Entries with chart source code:

★ ★ ★ ★ ★

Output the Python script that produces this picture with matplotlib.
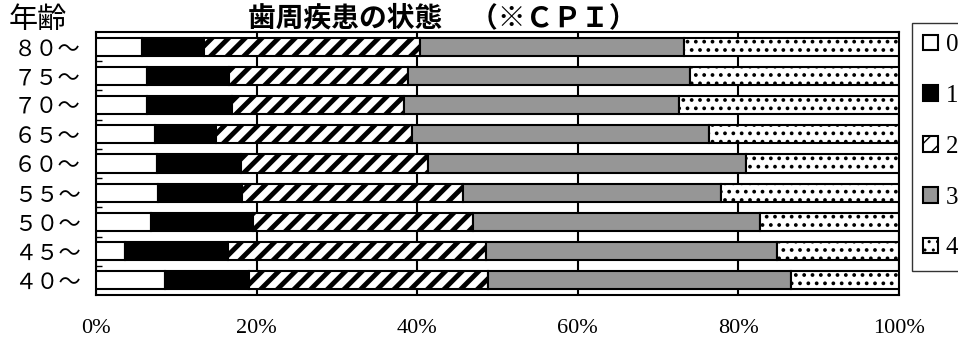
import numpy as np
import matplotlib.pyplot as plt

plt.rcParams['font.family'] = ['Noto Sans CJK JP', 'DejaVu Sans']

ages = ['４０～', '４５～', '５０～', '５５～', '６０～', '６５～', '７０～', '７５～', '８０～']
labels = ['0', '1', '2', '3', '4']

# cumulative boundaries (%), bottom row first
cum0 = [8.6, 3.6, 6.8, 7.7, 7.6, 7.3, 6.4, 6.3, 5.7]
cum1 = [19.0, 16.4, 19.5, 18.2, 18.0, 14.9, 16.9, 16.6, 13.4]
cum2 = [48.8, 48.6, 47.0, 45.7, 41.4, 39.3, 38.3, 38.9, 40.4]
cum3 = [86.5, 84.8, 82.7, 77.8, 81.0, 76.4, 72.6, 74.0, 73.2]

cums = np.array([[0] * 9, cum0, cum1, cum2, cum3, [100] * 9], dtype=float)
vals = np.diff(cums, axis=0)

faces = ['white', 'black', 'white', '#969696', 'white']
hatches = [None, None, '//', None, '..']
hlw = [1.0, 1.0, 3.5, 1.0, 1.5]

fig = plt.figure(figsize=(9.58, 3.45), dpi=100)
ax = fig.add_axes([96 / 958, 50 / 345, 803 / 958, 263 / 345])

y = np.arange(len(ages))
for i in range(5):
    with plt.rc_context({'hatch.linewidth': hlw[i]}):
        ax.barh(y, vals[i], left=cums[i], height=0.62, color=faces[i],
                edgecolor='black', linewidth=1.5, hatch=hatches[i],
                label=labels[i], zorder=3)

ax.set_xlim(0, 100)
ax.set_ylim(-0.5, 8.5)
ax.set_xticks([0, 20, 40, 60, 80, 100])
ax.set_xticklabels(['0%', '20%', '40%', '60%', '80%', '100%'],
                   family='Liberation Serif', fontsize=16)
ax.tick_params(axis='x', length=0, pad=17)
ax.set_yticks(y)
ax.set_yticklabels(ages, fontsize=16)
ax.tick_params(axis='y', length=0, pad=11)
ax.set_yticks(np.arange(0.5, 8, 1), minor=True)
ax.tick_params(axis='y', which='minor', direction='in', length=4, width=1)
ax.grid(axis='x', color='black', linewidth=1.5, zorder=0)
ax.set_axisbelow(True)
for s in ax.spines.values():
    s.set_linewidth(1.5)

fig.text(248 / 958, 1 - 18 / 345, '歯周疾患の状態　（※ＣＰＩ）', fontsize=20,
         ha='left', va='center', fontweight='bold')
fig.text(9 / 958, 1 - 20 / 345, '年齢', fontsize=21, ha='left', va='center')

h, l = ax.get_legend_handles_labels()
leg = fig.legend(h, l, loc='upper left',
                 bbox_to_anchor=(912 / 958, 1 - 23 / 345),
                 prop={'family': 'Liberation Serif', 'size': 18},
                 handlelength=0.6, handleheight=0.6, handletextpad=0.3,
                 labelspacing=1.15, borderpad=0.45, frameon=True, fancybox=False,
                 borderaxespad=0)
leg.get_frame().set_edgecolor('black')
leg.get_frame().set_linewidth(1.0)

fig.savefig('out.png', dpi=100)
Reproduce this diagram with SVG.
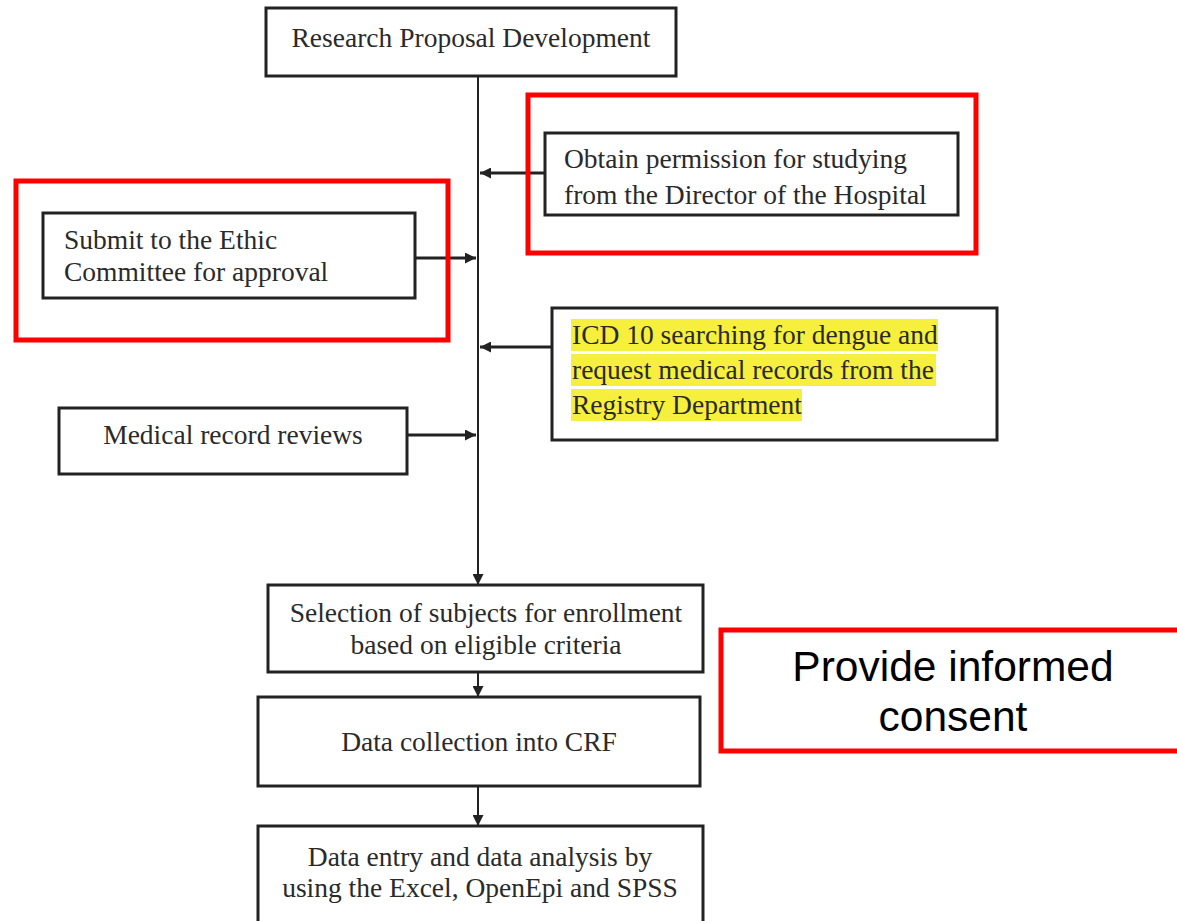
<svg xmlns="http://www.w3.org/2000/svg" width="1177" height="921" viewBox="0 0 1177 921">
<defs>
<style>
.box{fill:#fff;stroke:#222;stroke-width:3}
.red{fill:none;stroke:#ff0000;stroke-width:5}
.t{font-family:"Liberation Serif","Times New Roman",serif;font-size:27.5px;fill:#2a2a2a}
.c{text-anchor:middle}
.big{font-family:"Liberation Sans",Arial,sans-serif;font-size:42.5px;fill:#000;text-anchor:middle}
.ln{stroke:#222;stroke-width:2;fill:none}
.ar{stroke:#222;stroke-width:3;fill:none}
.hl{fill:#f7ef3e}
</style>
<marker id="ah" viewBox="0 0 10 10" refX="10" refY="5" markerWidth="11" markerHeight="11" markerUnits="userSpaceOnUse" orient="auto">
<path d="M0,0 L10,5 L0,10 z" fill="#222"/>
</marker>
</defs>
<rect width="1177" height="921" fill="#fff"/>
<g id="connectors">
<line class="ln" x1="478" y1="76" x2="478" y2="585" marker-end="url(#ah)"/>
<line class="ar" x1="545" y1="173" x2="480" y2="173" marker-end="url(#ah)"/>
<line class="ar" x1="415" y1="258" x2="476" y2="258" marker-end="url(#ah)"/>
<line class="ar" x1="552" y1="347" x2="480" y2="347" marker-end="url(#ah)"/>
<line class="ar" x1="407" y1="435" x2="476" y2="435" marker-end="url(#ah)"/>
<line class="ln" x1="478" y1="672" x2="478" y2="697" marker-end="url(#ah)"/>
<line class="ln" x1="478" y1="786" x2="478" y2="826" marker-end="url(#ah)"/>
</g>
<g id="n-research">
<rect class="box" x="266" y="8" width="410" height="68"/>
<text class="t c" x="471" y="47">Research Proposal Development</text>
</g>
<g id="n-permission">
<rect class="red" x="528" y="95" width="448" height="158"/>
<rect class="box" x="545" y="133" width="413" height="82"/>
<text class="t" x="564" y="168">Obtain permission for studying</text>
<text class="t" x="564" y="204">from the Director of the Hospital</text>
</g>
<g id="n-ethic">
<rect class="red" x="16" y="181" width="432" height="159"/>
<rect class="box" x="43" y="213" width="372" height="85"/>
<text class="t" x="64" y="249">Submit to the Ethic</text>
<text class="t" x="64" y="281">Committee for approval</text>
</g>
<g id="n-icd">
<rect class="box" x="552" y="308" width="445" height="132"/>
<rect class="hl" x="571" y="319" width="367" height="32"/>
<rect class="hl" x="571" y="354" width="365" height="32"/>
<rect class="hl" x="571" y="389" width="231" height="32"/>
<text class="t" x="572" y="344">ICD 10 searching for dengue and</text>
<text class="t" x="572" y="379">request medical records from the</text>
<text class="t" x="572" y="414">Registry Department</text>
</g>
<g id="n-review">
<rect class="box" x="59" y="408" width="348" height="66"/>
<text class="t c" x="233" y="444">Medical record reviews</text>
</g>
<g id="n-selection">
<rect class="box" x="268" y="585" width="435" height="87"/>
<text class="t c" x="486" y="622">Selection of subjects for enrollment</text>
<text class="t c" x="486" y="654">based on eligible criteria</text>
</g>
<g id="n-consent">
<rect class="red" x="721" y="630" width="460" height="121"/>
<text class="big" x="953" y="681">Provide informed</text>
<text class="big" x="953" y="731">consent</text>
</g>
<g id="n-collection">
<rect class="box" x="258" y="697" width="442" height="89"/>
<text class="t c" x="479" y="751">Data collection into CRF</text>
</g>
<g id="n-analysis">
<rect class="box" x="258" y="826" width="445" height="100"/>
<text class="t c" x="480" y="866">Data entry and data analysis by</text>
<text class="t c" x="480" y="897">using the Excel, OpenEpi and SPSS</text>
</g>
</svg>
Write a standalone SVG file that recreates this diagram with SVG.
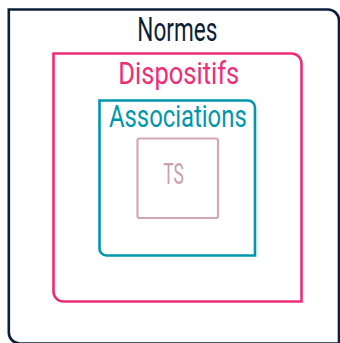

★ ★ ★ ★ ★

Request:
Transcribe every entry above exactly. Omit all pictures.

Solution to this exercise:
Output the Python script that produces this picture with matplotlib.
import numpy as np
import matplotlib.pyplot as plt

plt.rcParams['font.family'] = ['Noto Sans CJK JP', 'DejaVu Sans']

ages = ['４０～', '４５～', '５０～', '５５～', '６０～', '６５～', '７０～', '７５～', '８０～']
labels = ['0', '1', '2', '3', '4']

# cumulative boundaries (%), bottom row first
cum0 = [8.6, 3.6, 6.8, 7.7, 7.6, 7.3, 6.4, 6.3, 5.7]
cum1 = [19.0, 16.4, 19.5, 18.2, 18.0, 14.9, 16.9, 16.6, 13.4]
cum2 = [48.8, 48.6, 47.0, 45.7, 41.4, 39.3, 38.3, 38.9, 40.4]
cum3 = [86.5, 84.8, 82.7, 77.8, 81.0, 76.4, 72.6, 74.0, 73.2]

cums = np.array([[0] * 9, cum0, cum1, cum2, cum3, [100] * 9], dtype=float)
vals = np.diff(cums, axis=0)

faces = ['white', 'black', 'white', '#969696', 'white']
hatches = [None, None, '//', None, '..']
hlw = [1.0, 1.0, 3.5, 1.0, 1.5]

fig = plt.figure(figsize=(9.58, 3.45), dpi=100)
ax = fig.add_axes([96 / 958, 50 / 345, 803 / 958, 263 / 345])

y = np.arange(len(ages))
for i in range(5):
    with plt.rc_context({'hatch.linewidth': hlw[i]}):
        ax.barh(y, vals[i], left=cums[i], height=0.62, color=faces[i],
                edgecolor='black', linewidth=1.5, hatch=hatches[i],
                label=labels[i], zorder=3)

ax.set_xlim(0, 100)
ax.set_ylim(-0.5, 8.5)
ax.set_xticks([0, 20, 40, 60, 80, 100])
ax.set_xticklabels(['0%', '20%', '40%', '60%', '80%', '100%'],
                   family='Liberation Serif', fontsize=16)
ax.tick_params(axis='x', length=0, pad=17)
ax.set_yticks(y)
ax.set_yticklabels(ages, fontsize=16)
ax.tick_params(axis='y', length=0, pad=11)
ax.set_yticks(np.arange(0.5, 8, 1), minor=True)
ax.tick_params(axis='y', which='minor', direction='in', length=4, width=1)
ax.grid(axis='x', color='black', linewidth=1.5, zorder=0)
ax.set_axisbelow(True)
for s in ax.spines.values():
    s.set_linewidth(1.5)

fig.text(248 / 958, 1 - 18 / 345, '歯周疾患の状態　（※ＣＰＩ）', fontsize=20,
         ha='left', va='center', fontweight='bold')
fig.text(9 / 958, 1 - 20 / 345, '年齢', fontsize=21, ha='left', va='center')

h, l = ax.get_legend_handles_labels()
leg = fig.legend(h, l, loc='upper left',
                 bbox_to_anchor=(912 / 958, 1 - 23 / 345),
                 prop={'family': 'Liberation Serif', 'size': 18},
                 handlelength=0.6, handleheight=0.6, handletextpad=0.3,
                 labelspacing=1.15, borderpad=0.45, frameon=True, fancybox=False,
                 borderaxespad=0)
leg.get_frame().set_edgecolor('black')
leg.get_frame().set_linewidth(1.0)

fig.savefig('out.png', dpi=100)
Reproduce this diagram with SVG.
<svg xmlns="http://www.w3.org/2000/svg" width="1177" height="921" viewBox="0 0 1177 921">
<defs>
<style>
.box{fill:#fff;stroke:#222;stroke-width:3}
.red{fill:none;stroke:#ff0000;stroke-width:5}
.t{font-family:"Liberation Serif","Times New Roman",serif;font-size:27.5px;fill:#2a2a2a}
.c{text-anchor:middle}
.big{font-family:"Liberation Sans",Arial,sans-serif;font-size:42.5px;fill:#000;text-anchor:middle}
.ln{stroke:#222;stroke-width:2;fill:none}
.ar{stroke:#222;stroke-width:3;fill:none}
.hl{fill:#f7ef3e}
</style>
<marker id="ah" viewBox="0 0 10 10" refX="10" refY="5" markerWidth="11" markerHeight="11" markerUnits="userSpaceOnUse" orient="auto">
<path d="M0,0 L10,5 L0,10 z" fill="#222"/>
</marker>
</defs>
<rect width="1177" height="921" fill="#fff"/>
<g id="connectors">
<line class="ln" x1="478" y1="76" x2="478" y2="585" marker-end="url(#ah)"/>
<line class="ar" x1="545" y1="173" x2="480" y2="173" marker-end="url(#ah)"/>
<line class="ar" x1="415" y1="258" x2="476" y2="258" marker-end="url(#ah)"/>
<line class="ar" x1="552" y1="347" x2="480" y2="347" marker-end="url(#ah)"/>
<line class="ar" x1="407" y1="435" x2="476" y2="435" marker-end="url(#ah)"/>
<line class="ln" x1="478" y1="672" x2="478" y2="697" marker-end="url(#ah)"/>
<line class="ln" x1="478" y1="786" x2="478" y2="826" marker-end="url(#ah)"/>
</g>
<g id="n-research">
<rect class="box" x="266" y="8" width="410" height="68"/>
<text class="t c" x="471" y="47">Research Proposal Development</text>
</g>
<g id="n-permission">
<rect class="red" x="528" y="95" width="448" height="158"/>
<rect class="box" x="545" y="133" width="413" height="82"/>
<text class="t" x="564" y="168">Obtain permission for studying</text>
<text class="t" x="564" y="204">from the Director of the Hospital</text>
</g>
<g id="n-ethic">
<rect class="red" x="16" y="181" width="432" height="159"/>
<rect class="box" x="43" y="213" width="372" height="85"/>
<text class="t" x="64" y="249">Submit to the Ethic</text>
<text class="t" x="64" y="281">Committee for approval</text>
</g>
<g id="n-icd">
<rect class="box" x="552" y="308" width="445" height="132"/>
<rect class="hl" x="571" y="319" width="367" height="32"/>
<rect class="hl" x="571" y="354" width="365" height="32"/>
<rect class="hl" x="571" y="389" width="231" height="32"/>
<text class="t" x="572" y="344">ICD 10 searching for dengue and</text>
<text class="t" x="572" y="379">request medical records from the</text>
<text class="t" x="572" y="414">Registry Department</text>
</g>
<g id="n-review">
<rect class="box" x="59" y="408" width="348" height="66"/>
<text class="t c" x="233" y="444">Medical record reviews</text>
</g>
<g id="n-selection">
<rect class="box" x="268" y="585" width="435" height="87"/>
<text class="t c" x="486" y="622">Selection of subjects for enrollment</text>
<text class="t c" x="486" y="654">based on eligible criteria</text>
</g>
<g id="n-consent">
<rect class="red" x="721" y="630" width="460" height="121"/>
<text class="big" x="953" y="681">Provide informed</text>
<text class="big" x="953" y="731">consent</text>
</g>
<g id="n-collection">
<rect class="box" x="258" y="697" width="442" height="89"/>
<text class="t c" x="479" y="751">Data collection into CRF</text>
</g>
<g id="n-analysis">
<rect class="box" x="258" y="826" width="445" height="100"/>
<text class="t c" x="480" y="866">Data entry and data analysis by</text>
<text class="t c" x="480" y="897">using the Excel, OpenEpi and SPSS</text>
</g>
</svg>
Write a standalone SVG file that recreates this diagram with SVG.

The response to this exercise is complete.